[Begin]

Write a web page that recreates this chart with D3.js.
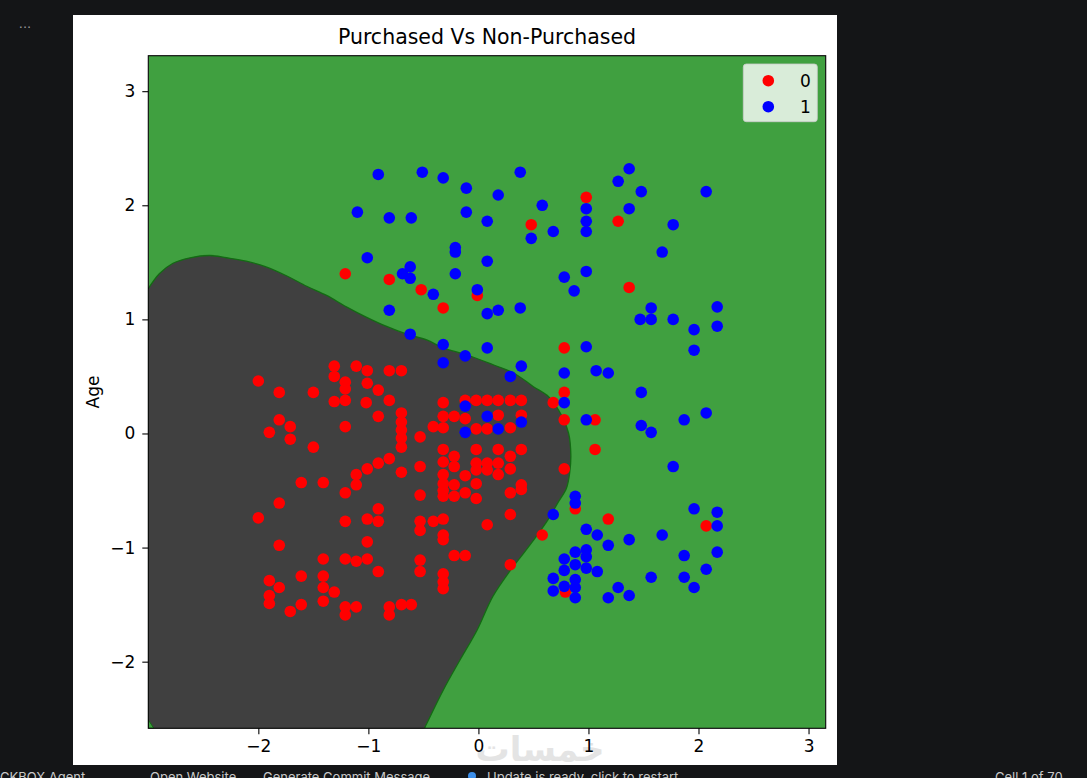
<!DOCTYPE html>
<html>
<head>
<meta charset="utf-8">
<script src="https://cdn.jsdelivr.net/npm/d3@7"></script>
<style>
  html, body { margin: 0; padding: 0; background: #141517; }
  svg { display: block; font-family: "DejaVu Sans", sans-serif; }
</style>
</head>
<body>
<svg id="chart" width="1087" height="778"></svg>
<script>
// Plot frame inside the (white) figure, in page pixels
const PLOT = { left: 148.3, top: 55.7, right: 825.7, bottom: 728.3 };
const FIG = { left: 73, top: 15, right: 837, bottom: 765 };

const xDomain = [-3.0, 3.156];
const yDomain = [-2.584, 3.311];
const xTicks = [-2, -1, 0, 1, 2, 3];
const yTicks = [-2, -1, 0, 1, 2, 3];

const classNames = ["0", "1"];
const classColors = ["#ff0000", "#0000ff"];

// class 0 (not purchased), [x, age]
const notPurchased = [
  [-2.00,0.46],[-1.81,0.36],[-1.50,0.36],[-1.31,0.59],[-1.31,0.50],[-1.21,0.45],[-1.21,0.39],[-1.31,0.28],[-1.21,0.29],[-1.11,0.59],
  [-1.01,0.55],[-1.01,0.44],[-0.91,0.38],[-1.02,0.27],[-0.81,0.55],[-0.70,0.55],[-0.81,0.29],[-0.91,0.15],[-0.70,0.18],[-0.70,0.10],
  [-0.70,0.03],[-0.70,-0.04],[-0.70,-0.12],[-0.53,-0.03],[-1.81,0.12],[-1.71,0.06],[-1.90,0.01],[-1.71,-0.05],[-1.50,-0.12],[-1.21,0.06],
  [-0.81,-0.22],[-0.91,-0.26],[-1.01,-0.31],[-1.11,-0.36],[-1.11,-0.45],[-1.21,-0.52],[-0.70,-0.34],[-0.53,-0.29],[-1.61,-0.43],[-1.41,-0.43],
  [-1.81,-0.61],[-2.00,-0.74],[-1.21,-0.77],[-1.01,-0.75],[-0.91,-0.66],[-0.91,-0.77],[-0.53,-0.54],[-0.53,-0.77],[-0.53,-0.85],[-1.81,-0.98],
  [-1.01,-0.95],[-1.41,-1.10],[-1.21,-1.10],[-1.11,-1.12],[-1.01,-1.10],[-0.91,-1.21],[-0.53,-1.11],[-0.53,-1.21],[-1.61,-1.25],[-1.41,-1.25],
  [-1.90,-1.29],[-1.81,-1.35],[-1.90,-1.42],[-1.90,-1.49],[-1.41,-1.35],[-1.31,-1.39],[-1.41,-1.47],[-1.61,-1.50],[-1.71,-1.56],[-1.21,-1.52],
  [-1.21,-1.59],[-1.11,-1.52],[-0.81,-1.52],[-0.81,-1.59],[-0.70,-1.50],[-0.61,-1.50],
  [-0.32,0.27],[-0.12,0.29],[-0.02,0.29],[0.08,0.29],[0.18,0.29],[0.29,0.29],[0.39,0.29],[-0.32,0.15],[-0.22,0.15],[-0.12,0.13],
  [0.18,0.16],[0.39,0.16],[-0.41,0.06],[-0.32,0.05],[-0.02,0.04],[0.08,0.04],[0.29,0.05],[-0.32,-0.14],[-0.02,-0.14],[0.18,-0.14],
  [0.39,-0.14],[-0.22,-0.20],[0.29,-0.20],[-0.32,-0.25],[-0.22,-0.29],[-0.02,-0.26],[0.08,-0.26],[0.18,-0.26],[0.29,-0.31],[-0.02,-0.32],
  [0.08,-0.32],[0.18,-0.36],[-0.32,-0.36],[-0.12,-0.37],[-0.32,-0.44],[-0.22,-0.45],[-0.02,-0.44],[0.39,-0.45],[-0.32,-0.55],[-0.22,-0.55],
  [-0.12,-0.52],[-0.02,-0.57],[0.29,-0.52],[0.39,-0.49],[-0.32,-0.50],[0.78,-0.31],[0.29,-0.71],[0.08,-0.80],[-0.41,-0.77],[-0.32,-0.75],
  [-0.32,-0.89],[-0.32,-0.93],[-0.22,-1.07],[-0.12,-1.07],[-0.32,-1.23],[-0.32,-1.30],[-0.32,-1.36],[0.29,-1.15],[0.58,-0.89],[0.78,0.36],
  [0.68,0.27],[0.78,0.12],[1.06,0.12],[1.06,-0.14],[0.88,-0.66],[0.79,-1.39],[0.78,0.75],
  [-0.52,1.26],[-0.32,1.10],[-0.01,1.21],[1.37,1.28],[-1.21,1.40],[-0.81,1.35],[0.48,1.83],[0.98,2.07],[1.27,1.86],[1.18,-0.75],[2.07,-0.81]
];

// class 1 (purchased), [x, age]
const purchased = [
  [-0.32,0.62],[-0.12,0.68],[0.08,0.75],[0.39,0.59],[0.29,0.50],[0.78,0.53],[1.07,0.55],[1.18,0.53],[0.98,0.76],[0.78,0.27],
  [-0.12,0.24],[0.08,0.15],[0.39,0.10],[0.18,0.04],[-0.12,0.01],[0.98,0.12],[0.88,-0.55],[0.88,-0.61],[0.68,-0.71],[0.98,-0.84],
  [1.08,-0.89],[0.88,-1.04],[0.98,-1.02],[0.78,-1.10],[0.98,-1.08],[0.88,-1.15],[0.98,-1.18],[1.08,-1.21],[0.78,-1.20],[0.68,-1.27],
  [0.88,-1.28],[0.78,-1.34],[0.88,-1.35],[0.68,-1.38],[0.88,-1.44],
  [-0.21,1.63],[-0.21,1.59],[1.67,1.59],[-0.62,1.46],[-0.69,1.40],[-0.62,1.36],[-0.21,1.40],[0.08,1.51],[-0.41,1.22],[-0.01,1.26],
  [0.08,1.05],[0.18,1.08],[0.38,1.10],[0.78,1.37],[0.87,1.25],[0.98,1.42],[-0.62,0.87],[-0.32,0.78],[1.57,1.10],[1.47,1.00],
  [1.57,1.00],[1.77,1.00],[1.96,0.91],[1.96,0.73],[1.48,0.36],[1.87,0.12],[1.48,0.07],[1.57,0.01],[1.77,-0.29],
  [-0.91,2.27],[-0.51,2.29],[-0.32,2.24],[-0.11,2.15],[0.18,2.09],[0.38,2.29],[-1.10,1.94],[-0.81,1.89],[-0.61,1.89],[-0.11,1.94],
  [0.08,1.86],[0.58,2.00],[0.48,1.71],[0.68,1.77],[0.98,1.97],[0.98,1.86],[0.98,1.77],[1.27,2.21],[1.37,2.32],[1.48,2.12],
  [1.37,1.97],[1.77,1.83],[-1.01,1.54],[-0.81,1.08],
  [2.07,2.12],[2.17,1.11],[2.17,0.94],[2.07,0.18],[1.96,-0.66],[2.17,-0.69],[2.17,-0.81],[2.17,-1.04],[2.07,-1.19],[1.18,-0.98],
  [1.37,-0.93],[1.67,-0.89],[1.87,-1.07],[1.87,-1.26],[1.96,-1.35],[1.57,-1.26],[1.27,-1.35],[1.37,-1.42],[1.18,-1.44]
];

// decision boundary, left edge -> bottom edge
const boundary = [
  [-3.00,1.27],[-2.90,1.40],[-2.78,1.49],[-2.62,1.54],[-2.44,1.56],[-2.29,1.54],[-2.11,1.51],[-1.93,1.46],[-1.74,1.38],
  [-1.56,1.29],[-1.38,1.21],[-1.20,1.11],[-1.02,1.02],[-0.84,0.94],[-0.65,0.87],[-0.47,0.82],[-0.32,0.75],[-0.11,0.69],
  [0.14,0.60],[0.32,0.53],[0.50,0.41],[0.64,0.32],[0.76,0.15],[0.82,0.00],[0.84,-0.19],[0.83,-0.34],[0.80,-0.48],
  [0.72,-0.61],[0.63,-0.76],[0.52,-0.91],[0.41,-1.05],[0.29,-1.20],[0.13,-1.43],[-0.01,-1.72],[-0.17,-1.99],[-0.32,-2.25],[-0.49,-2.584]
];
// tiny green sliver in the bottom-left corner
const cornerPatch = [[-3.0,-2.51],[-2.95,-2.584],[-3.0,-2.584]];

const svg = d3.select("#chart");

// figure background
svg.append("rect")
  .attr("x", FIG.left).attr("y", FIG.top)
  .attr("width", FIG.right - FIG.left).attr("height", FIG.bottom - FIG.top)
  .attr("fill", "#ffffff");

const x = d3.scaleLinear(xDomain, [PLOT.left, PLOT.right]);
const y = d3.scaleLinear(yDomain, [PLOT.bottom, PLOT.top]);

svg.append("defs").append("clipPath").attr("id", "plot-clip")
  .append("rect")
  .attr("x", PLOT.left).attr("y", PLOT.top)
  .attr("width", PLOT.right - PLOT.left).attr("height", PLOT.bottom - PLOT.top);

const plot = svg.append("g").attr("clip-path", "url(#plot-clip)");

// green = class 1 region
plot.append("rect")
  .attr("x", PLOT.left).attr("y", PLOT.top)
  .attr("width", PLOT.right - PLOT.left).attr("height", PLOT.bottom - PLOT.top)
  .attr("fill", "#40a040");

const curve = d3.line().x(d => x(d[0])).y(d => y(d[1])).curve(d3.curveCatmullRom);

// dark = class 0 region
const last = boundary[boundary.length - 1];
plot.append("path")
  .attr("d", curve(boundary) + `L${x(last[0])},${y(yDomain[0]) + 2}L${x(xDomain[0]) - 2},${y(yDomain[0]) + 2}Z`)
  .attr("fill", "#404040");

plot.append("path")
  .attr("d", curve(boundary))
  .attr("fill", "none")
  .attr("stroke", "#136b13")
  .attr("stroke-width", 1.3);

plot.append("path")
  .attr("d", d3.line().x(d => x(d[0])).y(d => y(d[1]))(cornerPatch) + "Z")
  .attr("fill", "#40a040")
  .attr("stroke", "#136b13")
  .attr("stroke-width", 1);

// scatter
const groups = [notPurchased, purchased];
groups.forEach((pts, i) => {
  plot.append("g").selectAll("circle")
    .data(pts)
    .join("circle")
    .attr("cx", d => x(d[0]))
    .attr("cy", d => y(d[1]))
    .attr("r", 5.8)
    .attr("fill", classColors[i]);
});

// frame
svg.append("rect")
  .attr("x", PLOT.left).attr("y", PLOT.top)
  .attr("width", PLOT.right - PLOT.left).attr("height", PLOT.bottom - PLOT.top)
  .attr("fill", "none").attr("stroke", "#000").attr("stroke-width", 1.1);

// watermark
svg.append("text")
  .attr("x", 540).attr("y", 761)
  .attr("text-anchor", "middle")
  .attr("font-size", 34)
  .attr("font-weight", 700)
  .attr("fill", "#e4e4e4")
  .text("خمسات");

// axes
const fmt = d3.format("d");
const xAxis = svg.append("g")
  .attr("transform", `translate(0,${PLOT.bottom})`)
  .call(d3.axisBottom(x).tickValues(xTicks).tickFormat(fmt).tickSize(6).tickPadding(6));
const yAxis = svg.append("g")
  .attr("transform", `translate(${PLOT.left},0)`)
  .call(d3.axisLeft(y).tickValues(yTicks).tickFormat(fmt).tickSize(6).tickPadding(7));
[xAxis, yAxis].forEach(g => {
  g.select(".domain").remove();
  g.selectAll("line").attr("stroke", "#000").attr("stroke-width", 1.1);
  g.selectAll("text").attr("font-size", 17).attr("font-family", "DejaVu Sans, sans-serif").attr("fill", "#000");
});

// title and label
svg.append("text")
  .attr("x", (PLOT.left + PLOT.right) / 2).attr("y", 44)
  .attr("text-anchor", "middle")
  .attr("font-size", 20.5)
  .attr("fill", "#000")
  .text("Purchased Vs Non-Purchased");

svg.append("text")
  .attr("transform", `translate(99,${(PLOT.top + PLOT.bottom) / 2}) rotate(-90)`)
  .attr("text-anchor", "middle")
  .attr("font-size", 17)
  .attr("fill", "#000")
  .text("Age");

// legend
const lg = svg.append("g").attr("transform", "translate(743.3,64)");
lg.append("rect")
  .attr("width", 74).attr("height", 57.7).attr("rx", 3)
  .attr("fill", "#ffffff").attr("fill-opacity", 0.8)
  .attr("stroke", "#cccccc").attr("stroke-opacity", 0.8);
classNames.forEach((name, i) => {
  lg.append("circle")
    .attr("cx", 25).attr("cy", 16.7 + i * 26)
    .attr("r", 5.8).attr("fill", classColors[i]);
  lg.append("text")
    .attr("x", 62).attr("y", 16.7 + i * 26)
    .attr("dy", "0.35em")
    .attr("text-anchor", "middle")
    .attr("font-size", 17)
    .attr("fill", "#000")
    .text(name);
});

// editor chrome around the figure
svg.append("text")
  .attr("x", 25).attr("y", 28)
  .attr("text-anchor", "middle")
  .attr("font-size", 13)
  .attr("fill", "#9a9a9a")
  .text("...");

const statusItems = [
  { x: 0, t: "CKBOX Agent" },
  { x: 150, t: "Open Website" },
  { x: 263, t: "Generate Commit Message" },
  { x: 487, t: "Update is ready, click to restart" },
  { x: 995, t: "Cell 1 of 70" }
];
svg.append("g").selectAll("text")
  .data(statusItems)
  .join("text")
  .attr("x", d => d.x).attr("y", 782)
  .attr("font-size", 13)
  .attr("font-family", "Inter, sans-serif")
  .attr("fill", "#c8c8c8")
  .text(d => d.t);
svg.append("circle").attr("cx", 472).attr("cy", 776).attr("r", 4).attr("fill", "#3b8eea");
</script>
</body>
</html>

[End]

AIM: Gather all the lines that include the word "page" and copy them out.

PROBLEM SOLUTION:
Write a web page that recreates this chart with D3.js.
// Plot frame inside the (white) figure, in page pixels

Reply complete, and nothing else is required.